Natural and Clamped Splines

Cubic splines can be classified into natural and clamped splines based on the boundary conditions. Natural splines have zero second derivatives at the endpoints, while clamped splines have specified first derivatives at the endpoints.

Rational Interpolation

Rational interpolation uses ratios of polynomials to approximate the data points. This method is particularly advantageous when dealing with functions that have singularities or poles.

Padé Approximation

The Padé approximation is a type of rational interpolation that approximates a function by a ratio of two polynomials. It is particularly useful in approximating functions with poles. The Padé approximant of order \((m, n)\) is given by: \[ R(x) = \frac{P_m(x)}{Q_n(x)} \] where \( P_m(x) \) and \( Q_n(x) \) are polynomials of degree \( m \) and \( n \), respectively.

Trigonometric Interpolation

Trigonometric interpolation is used for periodic data and employs trigonometric functions to approximate the data points.

Fourier Series

The Fourier series is a powerful tool for trigonometric interpolation. It represents a periodic function as a sum of sines and cosines. The Fourier series of a function \( f(x) \) with period \( T \) is given by: \[ f(x) = a_0 + \sum_{n=1}^{\infty} \left( a_n \cos \left( \frac{2\pi nx}{T} \right) + b_n \sin \left( \frac{2\pi nx}{T} \right) \right) \] where \( a_n \) and \( b_n \) are the Fourier coefficients.

Multivariate Interpolation

Interpolation theory is not limited to univariate data; it can also be extended to multivariate data, where the goal is to interpolate functions of several variables.

Tensor Product Interpolation

Tensor product interpolation is a common method for multivariate interpolation. It involves constructing a grid of points and applying univariate interpolation methods along each dimension.

Radial Basis Functions

Radial basis functions (RBFs) are another approach to multivariate interpolation. RBFs are functions that depend only on the distance from a central point. A common choice for RBF interpolation is the Gaussian function: \[ \phi(r) = e^{-\left( \frac{r}{\sigma} \right)^2} \] where \( r \) is the distance from the center and \( \sigma \) is a parameter that controls the width of the basis function.

Applications of Interpolation Theory

Interpolation theory has a wide range of applications in various fields, including:

**Computer Graphics**: Interpolation is used in computer graphics for tasks such as image scaling, texture mapping, and animation.
**Signal Processing**: In signal processing, interpolation is used to reconstruct signals from sampled data.
**Data Fitting**: Interpolation is employed in data fitting to construct smooth curves that approximate experimental data.
**Geostatistics**: In geostatistics, interpolation methods such as kriging are used to estimate spatially distributed variables.

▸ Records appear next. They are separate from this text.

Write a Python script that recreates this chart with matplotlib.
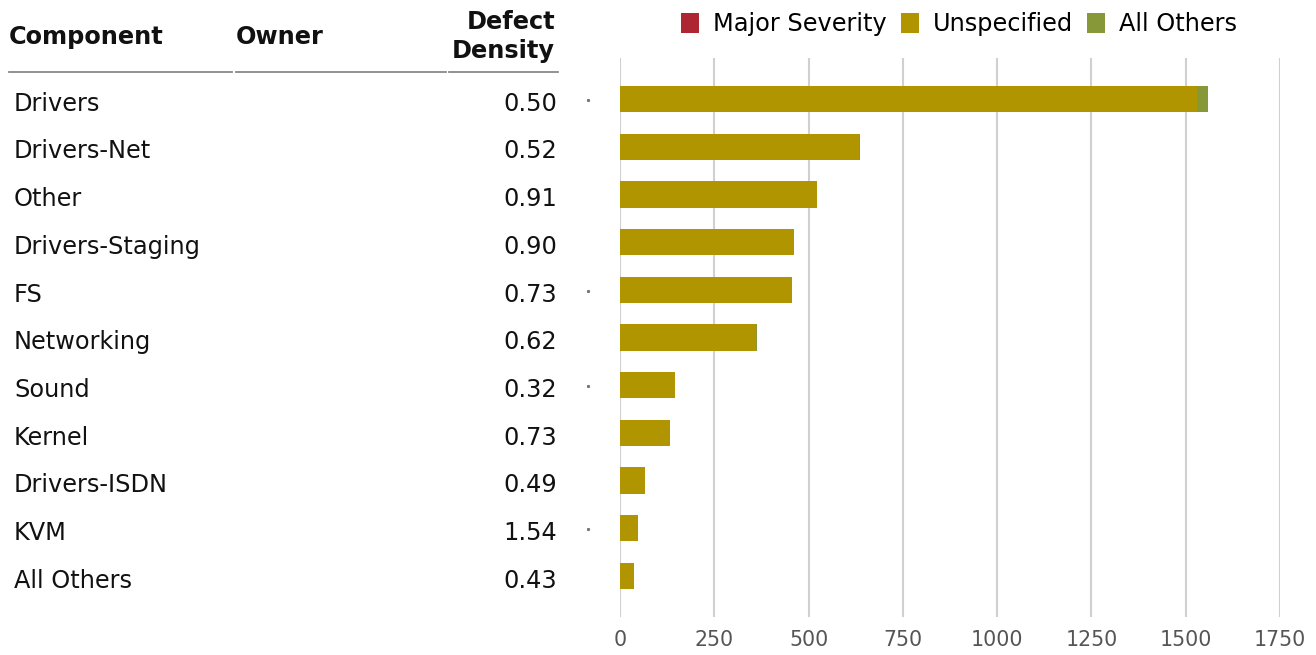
import matplotlib
matplotlib.use("Agg")
import matplotlib.pyplot as plt
from matplotlib.patches import Patch
from matplotlib.lines import Line2D
import matplotlib.transforms as mtransforms

# Component defect summary
components = ["Drivers", "Drivers-Net", "Other", "Drivers-Staging", "FS",
              "Networking", "Sound", "Kernel", "Drivers-ISDN", "KVM", "All Others"]
owners = [""] * len(components)
defect_density = [0.50, 0.52, 0.91, 0.90, 0.73, 0.62, 0.32, 0.73, 0.49, 1.54, 0.43]

major_severity = [0, 0, 0, 0, 0, 0, 0, 0, 0, 0, 0]
unspecified = [1531, 633, 523, 462, 455, 361, 147, 133, 67, 49, 37]
all_others = [29, 4, 0, 0, 0, 1, 0, 0, 0, 0, 0]

series_names = ["Major Severity", "Unspecified", "All Others"]
series_colors = ["#ad2632", "#b09400", "#869838"]
x_ticks = [0, 250, 500, 750, 1000, 1250, 1500, 1750]
trend_rows = [0, 4, 6, 9]

plt.rcParams["font.family"] = ["DejaVu Sans"]
W, H = 1316, 655
fig = plt.figure(figsize=(W / 100, H / 100), dpi=100)


def fx(px):
    return px / W


def fy(py):
    return 1 - py / H


# Stacked bar area
ax_left, ax_right, ax_top, ax_bottom = 620, 1280, 58, 617
ax = fig.add_axes([fx(ax_left), fy(ax_bottom), fx(ax_right - ax_left),
                   (ax_bottom - ax_top) / H])
n = len(components)
ypos = list(range(n))
bar_h = 0.55
left = [0] * n
for name, vals, col in zip(series_names, [major_severity, unspecified, all_others], series_colors):
    ax.barh(ypos, vals, left=left, height=bar_h, color=col, zorder=3, linewidth=0)
    left = [a + b for a, b in zip(left, vals)]

ax.set_xlim(0, 1750)
ax.set_ylim(n - 1 + 0.86, -0.86)
ax.set_xticks(x_ticks)
ax.set_xticklabels([str(t) for t in x_ticks])
ax.set_yticks([])
ax.grid(axis="x", color="#d0d0d0", linewidth=1.5, zorder=0)
ax.tick_params(axis="x", length=0, pad=9, labelsize=14.8, labelcolor="#555555")
for s in ax.spines.values():
    s.set_visible(False)

# Table columns on the left, rows aligned with the bars
blend = mtransforms.blended_transform_factory(fig.transFigure, ax.transData)
fs = 17.3
for i, (comp, own, dd) in enumerate(zip(components, owners, defect_density)):
    y = i + 0.1
    fig.text(fx(14), y, comp, fontsize=fs, va="center", ha="left",
             color="#111111", transform=blend)
    fig.text(fx(236), y, own, fontsize=fs, va="center", ha="left",
             color="#111111", transform=blend)
    fig.text(fx(557), y, f"{dd:.2f}", fontsize=fs, va="center", ha="right",
             color="#111111", transform=blend)

for r in trend_rows:
    fig.lines.append(Line2D([fx(587.5)], [r + 0.02], transform=blend, marker="s",
                            markersize=1.2, color="#777777", linestyle="none"))

# Header
fig.text(fx(9), fy(37), "Component", fontsize=fs, fontweight="bold",
         va="center", ha="left", color="#111111")
fig.text(fx(236), fy(37), "Owner", fontsize=fs, fontweight="bold",
         va="center", ha="left", color="#111111")
fig.text(fx(555), fy(22), "Defect", fontsize=fs, fontweight="bold",
         va="center", ha="right", color="#111111")
fig.text(fx(555), fy(51), "Density", fontsize=fs, fontweight="bold",
         va="center", ha="right", color="#111111")
for x0, x1 in [(9, 232), (236, 446), (449, 558)]:
    fig.lines.append(Line2D([fx(x0), fx(x1)], [fy(72), fy(72)],
                            transform=fig.transFigure, color="#888888",
                            linewidth=1.3))

# Legend
handles = [Patch(facecolor=c, edgecolor="none") for c in series_colors]
fig.legend(handles, series_names, loc="center", bbox_to_anchor=(fx(959), fy(24)),
           ncol=3, frameon=False, fontsize=fs, handlelength=0.75,
           handleheight=0.9, handletextpad=0.55, columnspacing=0.62,
           borderpad=0, borderaxespad=0)

fig.savefig("out.png", dpi=100)
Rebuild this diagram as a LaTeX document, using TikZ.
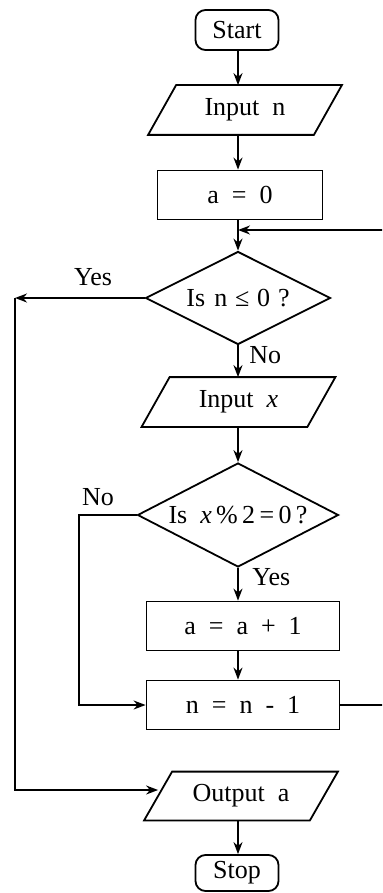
\documentclass[tikz,border=0pt]{standalone}
\usepackage{fontspec}
\setmainfont{Liberation Serif}
\usetikzlibrary{shapes.geometric,arrows.meta}

\tikzset{
    term/.style={draw, line width=0.9pt, rounded corners=5pt, minimum width=41.5pt, minimum height=20pt, inner sep=1pt},
    proc/.style={draw, line width=0.9pt, rectangle, minimum height=24.5pt, inner sep=1pt},
    io/.style={rectangle, minimum width=82.5pt, minimum height=24.5pt, inner sep=1pt},
    cond/.style={draw, line width=0.9pt, diamond, aspect=2, inner sep=0pt},
    flow/.style={line width=0.9pt, -{Stealth[length=6pt,width=4.5pt]}},
    lbl/.style={anchor=west, inner sep=0pt}
}

\begin{document}
\begin{tikzpicture}[x=0.5pt, y=-0.5pt, font=\fontsize{13}{15}\selectfont]
    \clip (0,0) rectangle (382,893);
    \coordinate (spine) at (238,0);
    \coordinate (merge) at (238,230);
    \coordinate (yesc) at (15,298);
    \coordinate (noc) at (79,515);
    \coordinate (loopc) at (395,705);
    \node[term] (start) at (237,30) {Start};
    \node[io] (inn) at (245,110) {Input\enspace n};
    \node[proc, minimum width=82.5pt] (init) at (240,195) {a\enspace=\enspace0};
    \node[cond, minimum width=92.5pt, minimum height=46.5pt] (dec1) at (238,298) {Is\hspace{0.35em}n\hspace{0.3em}≤\hspace{0.3em}0\hspace{0.3em}?};
    \node[io] (inx) at (238.5,402) {Input\enspace\textit{x}};
    \node[cond, minimum width=100.5pt, minimum height=52pt] (dec2) at (238,515) {Is\enspace\textit{x}\,\%\,2\,=\,0\,?};
    \node[proc, minimum width=96.5pt] (inc) at (243,626) {a\enspace=\enspace a\enspace+\enspace1};
    \node[proc, minimum width=96.5pt] (dec) at (243,705) {n\enspace=\enspace n\enspace-\enspace1};
    \node[io, minimum height=24pt] (outa) at (241,796) {Output\enspace a};
    \node[term, minimum height=18pt] (stop) at (237,873) {Stop};
    % slanted outlines of the input/output boxes
    \foreach \n in {inn,inx,outa}
        \draw[line width=0.9pt] ([xshift=7pt]\n.north west) -- ([xshift=7pt]\n.north east)
            -- ([xshift=-7pt]\n.south east) -- ([xshift=-7pt]\n.south west) -- cycle;
    \draw[flow] (spine |- start.south) -- (spine |- inn.north);
    \draw[flow] (spine |- inn.south) -- (spine |- init.north);
    \draw[flow] (spine |- init.south) -- (dec1.north);
    \draw[flow] (dec.east) -- (loopc) |- (merge);
    \draw[flow] (dec1.west) -- (yesc);
    \draw[flow] (yesc) |- ([yshift=3pt]outa.west);
    \draw[flow] (dec1.south) -- (spine |- inx.north);
    \draw[flow] (spine |- inx.south) -- (dec2.north);
    \draw[flow] (dec2.south) -- (spine |- inc.north);
    \draw[flow] (dec2.west) -- (noc) |- (dec.west);
    \draw[flow] (spine |- inc.south) -- (spine |- dec.north);
    \draw[flow] (spine |- outa.south) -- (spine |- stop.north);
    \node (yes1) at (93,277) {Yes};
    \node[lbl] (no1) at (249,355) {No};
    \node (no2) at (98,497) {No};
    \node[lbl] (yes2) at (252,577) {Yes};
\end{tikzpicture}
\end{document}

Challenges and Limitations

While interpolation theory provides powerful tools for approximating data, it also has its challenges and limitations.

Runge's Phenomenon

Runge's phenomenon is a problem that occurs with high-degree polynomial interpolation. It is characterized by large oscillations near the endpoints of the interpolation interval, leading to poor approximation.

Overfitting

Overfitting is a common issue in interpolation, where the interpolating function fits the data points too closely, capturing noise rather than the underlying trend.

Computational Complexity

The computational complexity of interpolation methods can be a limiting factor, especially for large datasets. Efficient algorithms and numerical techniques are essential to address this challenge.

Conclusion

Interpolation theory is a fundamental aspect of numerical analysis and applied mathematics, providing essential tools for estimating unknown values within a range of known data points. From polynomial and spline interpolation to rational and trigonometric methods, the diverse techniques offer flexibility and accuracy for various applications. Despite its challenges, interpolation remains a vital tool in scientific and engineering disciplines.